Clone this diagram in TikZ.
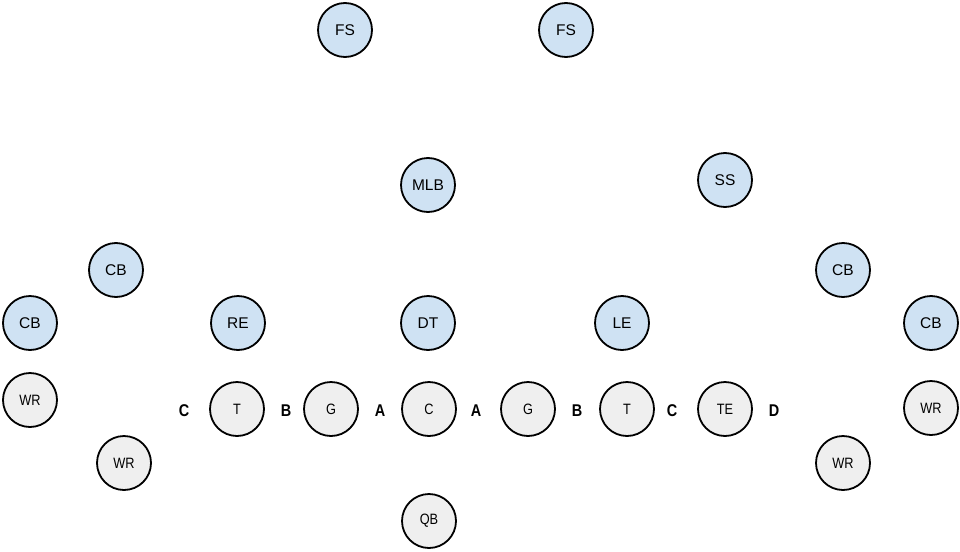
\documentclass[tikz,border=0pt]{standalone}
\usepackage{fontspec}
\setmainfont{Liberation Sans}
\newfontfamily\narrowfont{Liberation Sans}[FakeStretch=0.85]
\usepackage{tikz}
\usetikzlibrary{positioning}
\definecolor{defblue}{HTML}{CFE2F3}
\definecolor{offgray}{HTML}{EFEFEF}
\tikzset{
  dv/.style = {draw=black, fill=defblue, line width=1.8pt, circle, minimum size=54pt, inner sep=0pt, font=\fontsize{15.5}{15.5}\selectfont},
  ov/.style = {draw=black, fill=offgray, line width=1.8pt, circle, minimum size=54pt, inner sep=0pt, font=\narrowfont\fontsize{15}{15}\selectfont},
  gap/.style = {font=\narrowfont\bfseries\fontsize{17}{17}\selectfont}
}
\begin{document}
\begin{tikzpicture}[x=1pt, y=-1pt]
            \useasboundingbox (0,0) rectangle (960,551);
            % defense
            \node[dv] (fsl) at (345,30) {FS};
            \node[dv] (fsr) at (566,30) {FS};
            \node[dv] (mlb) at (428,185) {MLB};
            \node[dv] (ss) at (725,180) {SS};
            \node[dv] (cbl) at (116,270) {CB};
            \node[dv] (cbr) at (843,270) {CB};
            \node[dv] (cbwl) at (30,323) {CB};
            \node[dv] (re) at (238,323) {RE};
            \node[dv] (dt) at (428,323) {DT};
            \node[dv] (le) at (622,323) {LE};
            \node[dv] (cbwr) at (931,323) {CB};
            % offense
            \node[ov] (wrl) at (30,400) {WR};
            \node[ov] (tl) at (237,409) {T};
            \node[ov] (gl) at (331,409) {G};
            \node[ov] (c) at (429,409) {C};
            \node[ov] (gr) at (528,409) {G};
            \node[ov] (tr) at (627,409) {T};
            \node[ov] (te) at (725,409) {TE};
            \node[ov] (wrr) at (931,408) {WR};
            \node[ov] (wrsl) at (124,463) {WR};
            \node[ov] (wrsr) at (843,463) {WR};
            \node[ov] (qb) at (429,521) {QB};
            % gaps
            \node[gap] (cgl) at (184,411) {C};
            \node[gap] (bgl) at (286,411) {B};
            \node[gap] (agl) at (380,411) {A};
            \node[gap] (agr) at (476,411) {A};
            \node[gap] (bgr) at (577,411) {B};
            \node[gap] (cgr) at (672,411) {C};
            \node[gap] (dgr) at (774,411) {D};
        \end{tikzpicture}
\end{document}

⁂

Problem details: Leaving out the pictures, repeat the data above exactly.

Reply to the exercise:
Clone this diagram in TikZ.
\documentclass[tikz,border=0pt]{standalone}
\usepackage{fontspec}
\setmainfont{Liberation Sans}
\newfontfamily\narrowfont{Liberation Sans}[FakeStretch=0.85]
\usepackage{tikz}
\usetikzlibrary{positioning}
\definecolor{defblue}{HTML}{CFE2F3}
\definecolor{offgray}{HTML}{EFEFEF}
\tikzset{
  dv/.style = {draw=black, fill=defblue, line width=1.8pt, circle, minimum size=54pt, inner sep=0pt, font=\fontsize{15.5}{15.5}\selectfont},
  ov/.style = {draw=black, fill=offgray, line width=1.8pt, circle, minimum size=54pt, inner sep=0pt, font=\narrowfont\fontsize{15}{15}\selectfont},
  gap/.style = {font=\narrowfont\bfseries\fontsize{17}{17}\selectfont}
}
\begin{document}
\begin{tikzpicture}[x=1pt, y=-1pt]
            \useasboundingbox (0,0) rectangle (960,551);
            % defense
            \node[dv] (fsl) at (345,30) {FS};
            \node[dv] (fsr) at (566,30) {FS};
            \node[dv] (mlb) at (428,185) {MLB};
            \node[dv] (ss) at (725,180) {SS};
            \node[dv] (cbl) at (116,270) {CB};
            \node[dv] (cbr) at (843,270) {CB};
            \node[dv] (cbwl) at (30,323) {CB};
            \node[dv] (re) at (238,323) {RE};
            \node[dv] (dt) at (428,323) {DT};
            \node[dv] (le) at (622,323) {LE};
            \node[dv] (cbwr) at (931,323) {CB};
            % offense
            \node[ov] (wrl) at (30,400) {WR};
            \node[ov] (tl) at (237,409) {T};
            \node[ov] (gl) at (331,409) {G};
            \node[ov] (c) at (429,409) {C};
            \node[ov] (gr) at (528,409) {G};
            \node[ov] (tr) at (627,409) {T};
            \node[ov] (te) at (725,409) {TE};
            \node[ov] (wrr) at (931,408) {WR};
            \node[ov] (wrsl) at (124,463) {WR};
            \node[ov] (wrsr) at (843,463) {WR};
            \node[ov] (qb) at (429,521) {QB};
            % gaps
            \node[gap] (cgl) at (184,411) {C};
            \node[gap] (bgl) at (286,411) {B};
            \node[gap] (agl) at (380,411) {A};
            \node[gap] (agr) at (476,411) {A};
            \node[gap] (bgr) at (577,411) {B};
            \node[gap] (cgr) at (672,411) {C};
            \node[gap] (dgr) at (774,411) {D};
        \end{tikzpicture}
\end{document}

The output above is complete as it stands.